May Day, or International Workers’ Day, was first celebrated by socialists, communists, and others involved in the workers’ movement in the late nineteenth century to commemorate the Haymarket affair, a labor protest that fell into violence in Chicago in 1886. In 1955 Pope Pius XII designated May 1 a feast day of St. Joseph, the Patron of Workers, to counteract the communist connotations of the day and to strengthen Catholic efforts to advocate for the rights of workers. Of course, the rights of workers had been central to official Catholic social teaching since Pope Leo XIII’s Rerum Novarum, in 1891 and even earlier to the work of Catholic labor leaders and other advocates.
Catholic history and teaching provide many reasons why it makes sense to link the rights of workers and the rights of immigrants. In the United States, many of the workers who participated in those earliest May Day protests were themselves immigrants from countries like Ireland, Poland, Italy, and Czechoslovakia, and a good deal of them were Catholics. In later decades Catholics held a significant number of leadership roles in labor unions in the U.S., and the U.S. Catholic bishops and organizations like the Association of Catholic Trade Unionists (ACTU) helped organize and train workers.

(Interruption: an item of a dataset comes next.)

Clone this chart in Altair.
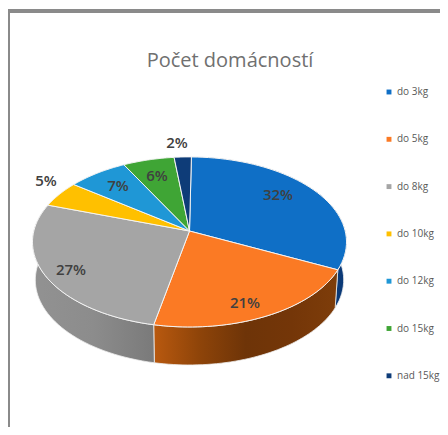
import altair as alt
import pandas as pd

categories = ["do 3kg", "do 5kg", "do 8kg", "do 10kg", "do 12kg", "do 15kg", "nad 15kg"]
shares = [32, 21, 27, 5, 7, 6, 2]
colors = ["#0F6FC6", "#FB7A24", "#A5A5A5", "#FFC000", "#1F97D6", "#3FA535", "#0E3C78"]

W, H = 432, 419
STEPS = 48
total = sum(shares)

top_rows, wall_rows = [], []
cum = 0
for c, s in zip(categories, shares):
    a, b = cum / total, (cum + s) / total
    top_rows.append({"cat": c, "i": -1, "f": a, "r": 0, "d": 0})
    for k in range(STEPS + 1):
        f = a + (b - a) * k / STEPS
        top_rows.append({"cat": c, "i": k, "f": f, "r": 1, "d": 0})
        wall_rows.append({"cat": c, "i": k, "f": f, "r": 1, "d": 0})
        wall_rows.append({"cat": c, "i": 2 * STEPS + 1 - k, "f": f, "r": 1, "d": 1})
    cum += s


def project(ch):
    return (
        ch.transform_calculate(
            X="datum.r*sin(2*PI*(datum.f+0.0022))", Y="datum.r*cos(2*PI*(datum.f+0.0022))"
        )
        .transform_calculate(den="1+0.129*datum.Y")
        .transform_calculate(
            px="189.5+155.7*datum.X/datum.den*(1-0.018*datum.d)",
            py="231-83.6*datum.Y/datum.den+38*datum.d",
        )
    )


xs = alt.Scale(domain=[8, 8 + W], range=[0, W])
ys = alt.Scale(domain=[8, 8 + H], range=[0, H])
X = alt.X("px:Q", scale=xs, axis=None)
Y = alt.Y("py:Q", scale=ys, axis=None)
color_scale = alt.Scale(domain=categories, range=colors)


def grad(stops):
    return alt.Gradient(
        gradient="linear",
        x1=0, y1=0, x2=1, y2=0,
        stops=[alt.GradientStop(color=col, offset=o) for o, col in stops],
    )


wall_fills = {
    "do 3kg": ["#0A2F62", "#0B3A78"],
    "do 5kg": ["#B9590F", "#8E4409", "#6E3408", "#743608", "#7E3D0A"],
    "do 8kg": ["#929292", "#8C8C8C", "#7A7A7A"],
}
walls = []
for cat, cols in wall_fills.items():
    stops = [(i / (len(cols) - 1), col) for i, col in enumerate(cols)]
    rows = [r for r in wall_rows if r["cat"] == cat]
    walls.append(
        project(alt.Chart(pd.DataFrame(rows)))
        .mark_line(interpolate="linear-closed", fill=grad(stops), stroke="#EDEDED", strokeWidth=0.8)
        .encode(x=X, y=Y, order="i:Q")
    )

top = (
    project(alt.Chart(pd.DataFrame(top_rows)))
    .mark_line(interpolate="linear-closed", stroke="#F4F4F4", strokeWidth=1)
    .encode(
        x=X,
        y=Y,
        order="i:Q",
        detail="cat:N",
        fill=alt.Fill(
            "cat:N",
            scale=color_scale,
            sort=categories,
            legend=alt.Legend(
                title=None,
                orient="none",
                legendX=376,
                legendY=79,
                symbolType="square",
                symbolSize=24,
                symbolStrokeWidth=0,
                labelFont="Open Sans",
                labelFontSize=10,
                labelColor="#595959",
                rowPadding=37.3,
                labelOffset=3,
                labelLimit=80,
            ),
        ),
    )
)

# label layout, in picture coordinates
label_text = ["32%", "21%", "27%", "5%", "7%", "6%", "2%"]
label_x = [278, 245, 71, 46, 118, 157, 177]
label_y = [195, 303, 270, 181, 186, 176, 143]
labels = (
    alt.Chart(pd.DataFrame({"t": label_text, "px": label_x, "py": label_y}))
    .mark_text(font="Open Sans", fontSize=15, fontWeight=600, color="#404040")
    .encode(x=X, y=Y, text="t:N")
)

title = alt.Chart(pd.DataFrame({"t": ["Počet domácností"], "px": [230], "py": [61]})).mark_text(
    font="Open Sans", fontSize=20, color="#707070"
).encode(x=X, y=Y, text="t:N")

frame_left = alt.Chart(pd.DataFrame({"a": [0]})).mark_rule(color="#8A8A8A", strokeWidth=2).encode(
    x=alt.value(1), y=alt.value(2), y2=alt.value(H)
)
frame_top = alt.Chart(pd.DataFrame({"a": [0]})).mark_rule(color="#8A8A8A", strokeWidth=4).encode(
    x=alt.value(0), x2=alt.value(W), y=alt.value(3)
)

chart = (
    alt.layer(frame_left, frame_top, *walls, top, labels, title)
    .properties(width=W, height=H, padding=0, autosize=alt.AutoSizeParams(type="none"))
    .configure_view(stroke=None)
)
chart.save("out.html", embed_options={"renderer": "svg", "actions": False})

In later decades when union opinion was divided on the issue of immigration, Catholics played a significant role in uniting the two causes. For example, Msgr. George Higgins, who long worked on labor issues for the U.S. bishops, argued that labor unions should make efforts to organize immigrant workers, both legal and undocumented, to ensure fairer working conditions for those workers, both as a matter of justice and to prevent unfair competition with American workers.
In today’s political rhetoric, immigrants are often portrayed as a threat to native-born American workers. Immigrant laborers are willing to work for relatively low wages, and therefore drive down the wages of native-born workers through competition. Even in highly skilled sectors like the tech industry, employers are willing to hire immigrant workers over their American counterparts. Catholic social teaching, however, suggests that we should resist the temptation to pit vulnerable groups against one another, particularly when doing so lets off the hook those who are exploiting them.
Catholic teaching makes clear that workers must not only be paid a fair wage and provided with safe working conditions, but that they should have at least some role in the management (if not the ownership) of the business. The availability of immigrant labor can certainly undermine labor unions’ efforts to achieve these goals, which is why in recent decades labor unions have focused on organizing immigrant workers and applying fair labor standards to worker visa programs. In this way native-born and immigrant laborers can work together as a united front.
Since at least the 1970s, the number of workers in the United States who belong to unions has been on the decline, and unions’ political clout has waned. This is certainly one reason for the unions’ alliance with immigrants’ rights groups, although this alliance is not a panacea. Rather, in addition to aggressive efforts to organize workers in untraditional sectors of the economy, such as those in the fast food industry in recent years, unions must find creative ways to communicate with people about the rights of labor and what can be accomplished through activism and organizing. Catholics must be part of these efforts, and happily labor leaders, in particular AFL-CIO President Richard Trumka, have been open to dialogue and cooperation between the labor movement and the Catholic Church. Let us take this May Day as an opportunity to further this cooperation, whether by participating in a protest or in some other way, and help build a society that better promotes the rights of workers and immigrants.